== RECORD EXTRACTS ==
▬▬▬▬▬▬

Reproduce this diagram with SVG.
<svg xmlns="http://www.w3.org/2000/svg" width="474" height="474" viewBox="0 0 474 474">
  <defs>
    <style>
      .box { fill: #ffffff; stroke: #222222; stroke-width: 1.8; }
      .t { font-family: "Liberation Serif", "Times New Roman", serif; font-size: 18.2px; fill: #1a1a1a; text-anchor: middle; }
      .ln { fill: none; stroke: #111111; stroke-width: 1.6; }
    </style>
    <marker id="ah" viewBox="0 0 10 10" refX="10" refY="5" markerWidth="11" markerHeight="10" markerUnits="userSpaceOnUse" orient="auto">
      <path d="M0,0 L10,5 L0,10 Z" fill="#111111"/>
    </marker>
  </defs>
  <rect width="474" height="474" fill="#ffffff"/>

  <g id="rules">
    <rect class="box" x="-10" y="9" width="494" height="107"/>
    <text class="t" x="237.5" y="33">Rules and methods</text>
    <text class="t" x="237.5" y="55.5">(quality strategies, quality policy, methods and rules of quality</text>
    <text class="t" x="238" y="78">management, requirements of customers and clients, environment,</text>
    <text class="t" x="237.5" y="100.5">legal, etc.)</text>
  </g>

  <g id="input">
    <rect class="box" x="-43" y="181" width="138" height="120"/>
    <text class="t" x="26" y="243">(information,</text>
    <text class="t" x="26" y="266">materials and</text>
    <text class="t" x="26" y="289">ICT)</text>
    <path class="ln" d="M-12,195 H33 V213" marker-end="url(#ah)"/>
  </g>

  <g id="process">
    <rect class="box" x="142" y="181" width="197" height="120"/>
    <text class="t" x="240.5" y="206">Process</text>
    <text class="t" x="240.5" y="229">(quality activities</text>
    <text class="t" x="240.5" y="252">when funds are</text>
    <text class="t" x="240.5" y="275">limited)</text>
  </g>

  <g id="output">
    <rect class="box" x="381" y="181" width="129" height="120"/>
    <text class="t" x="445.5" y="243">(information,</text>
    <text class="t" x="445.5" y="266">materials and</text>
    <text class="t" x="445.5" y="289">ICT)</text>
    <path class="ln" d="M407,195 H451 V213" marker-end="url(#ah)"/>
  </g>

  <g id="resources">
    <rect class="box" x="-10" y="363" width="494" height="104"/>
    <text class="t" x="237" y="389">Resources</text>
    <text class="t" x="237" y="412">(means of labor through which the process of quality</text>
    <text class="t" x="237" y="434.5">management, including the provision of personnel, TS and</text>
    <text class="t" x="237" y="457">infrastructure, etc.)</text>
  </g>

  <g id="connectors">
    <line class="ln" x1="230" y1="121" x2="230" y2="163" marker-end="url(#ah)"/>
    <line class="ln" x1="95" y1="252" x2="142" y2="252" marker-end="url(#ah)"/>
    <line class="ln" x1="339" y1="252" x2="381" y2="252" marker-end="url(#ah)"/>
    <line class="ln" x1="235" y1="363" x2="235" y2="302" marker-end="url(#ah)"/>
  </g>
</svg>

▬▬▬▬▬▬

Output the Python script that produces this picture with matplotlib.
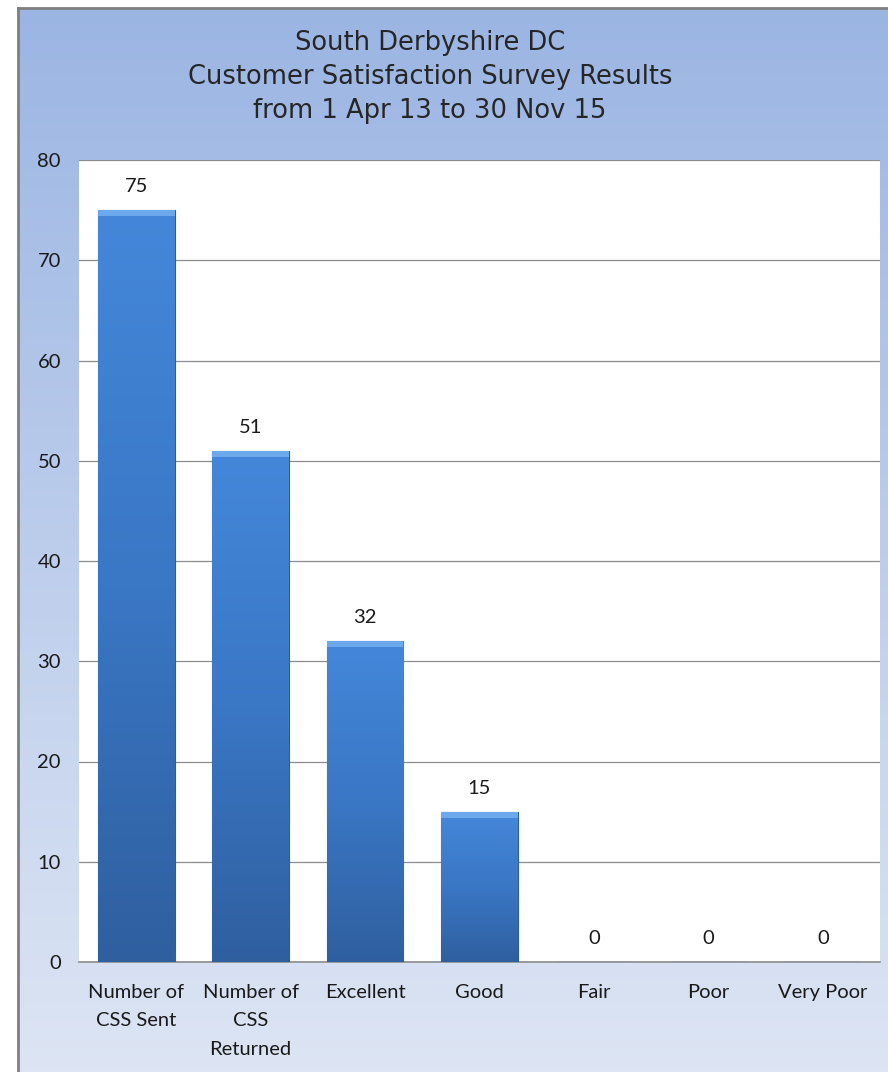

▬▬▬▬▬▬

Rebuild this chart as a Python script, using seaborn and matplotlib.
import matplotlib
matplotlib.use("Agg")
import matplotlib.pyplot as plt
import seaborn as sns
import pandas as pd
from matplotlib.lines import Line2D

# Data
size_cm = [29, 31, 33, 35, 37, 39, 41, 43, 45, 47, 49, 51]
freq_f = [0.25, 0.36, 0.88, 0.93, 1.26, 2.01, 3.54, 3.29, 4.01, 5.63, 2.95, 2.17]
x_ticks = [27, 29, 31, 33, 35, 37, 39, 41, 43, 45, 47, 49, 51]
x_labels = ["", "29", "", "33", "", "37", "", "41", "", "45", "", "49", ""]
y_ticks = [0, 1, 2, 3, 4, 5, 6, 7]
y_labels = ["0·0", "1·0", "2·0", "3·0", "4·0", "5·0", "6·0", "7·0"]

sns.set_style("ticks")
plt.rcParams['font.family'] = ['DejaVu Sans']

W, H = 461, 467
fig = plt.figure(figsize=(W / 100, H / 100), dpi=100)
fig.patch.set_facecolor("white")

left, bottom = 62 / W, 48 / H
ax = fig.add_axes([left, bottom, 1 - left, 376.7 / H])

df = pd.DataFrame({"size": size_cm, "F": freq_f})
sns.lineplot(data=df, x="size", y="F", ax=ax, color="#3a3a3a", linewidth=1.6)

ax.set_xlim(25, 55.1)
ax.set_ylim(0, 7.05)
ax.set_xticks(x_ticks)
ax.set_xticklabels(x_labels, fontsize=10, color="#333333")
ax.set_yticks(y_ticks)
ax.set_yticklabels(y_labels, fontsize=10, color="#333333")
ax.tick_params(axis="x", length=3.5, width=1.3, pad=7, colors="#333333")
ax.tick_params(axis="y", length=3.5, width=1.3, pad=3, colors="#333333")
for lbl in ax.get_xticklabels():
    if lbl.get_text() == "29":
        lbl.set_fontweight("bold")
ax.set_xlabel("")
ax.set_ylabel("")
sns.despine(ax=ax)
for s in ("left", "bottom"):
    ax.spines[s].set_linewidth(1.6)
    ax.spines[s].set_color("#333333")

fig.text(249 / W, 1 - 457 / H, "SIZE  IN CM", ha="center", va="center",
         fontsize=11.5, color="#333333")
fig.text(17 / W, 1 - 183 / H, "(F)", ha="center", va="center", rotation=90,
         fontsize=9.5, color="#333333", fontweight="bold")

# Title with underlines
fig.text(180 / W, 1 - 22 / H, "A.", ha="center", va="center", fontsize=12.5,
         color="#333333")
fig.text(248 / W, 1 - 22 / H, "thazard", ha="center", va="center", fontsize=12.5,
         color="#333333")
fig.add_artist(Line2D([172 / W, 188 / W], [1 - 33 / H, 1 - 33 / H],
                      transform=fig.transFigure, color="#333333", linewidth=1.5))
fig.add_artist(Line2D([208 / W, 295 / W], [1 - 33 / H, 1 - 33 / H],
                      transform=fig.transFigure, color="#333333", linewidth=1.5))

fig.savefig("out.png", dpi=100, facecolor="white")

▬▬▬▬▬▬

== SET EXERCISE ==
Set down exactly the lines from the line that contains "Rebuild this chart" to the line that contains "ax = fig.add_axes([left, bottom, 1", both lines included, and nothing more.

== RESULT BELOW ==
Rebuild this chart as a Python script, using seaborn and matplotlib.
import matplotlib
matplotlib.use("Agg")
import matplotlib.pyplot as plt
import seaborn as sns
import pandas as pd
from matplotlib.lines import Line2D

# Data
size_cm = [29, 31, 33, 35, 37, 39, 41, 43, 45, 47, 49, 51]
freq_f = [0.25, 0.36, 0.88, 0.93, 1.26, 2.01, 3.54, 3.29, 4.01, 5.63, 2.95, 2.17]
x_ticks = [27, 29, 31, 33, 35, 37, 39, 41, 43, 45, 47, 49, 51]
x_labels = ["", "29", "", "33", "", "37", "", "41", "", "45", "", "49", ""]
y_ticks = [0, 1, 2, 3, 4, 5, 6, 7]
y_labels = ["0·0", "1·0", "2·0", "3·0", "4·0", "5·0", "6·0", "7·0"]

sns.set_style("ticks")
plt.rcParams['font.family'] = ['DejaVu Sans']

W, H = 461, 467
fig = plt.figure(figsize=(W / 100, H / 100), dpi=100)
fig.patch.set_facecolor("white")

left, bottom = 62 / W, 48 / H
ax = fig.add_axes([left, bottom, 1 - left, 376.7 / H])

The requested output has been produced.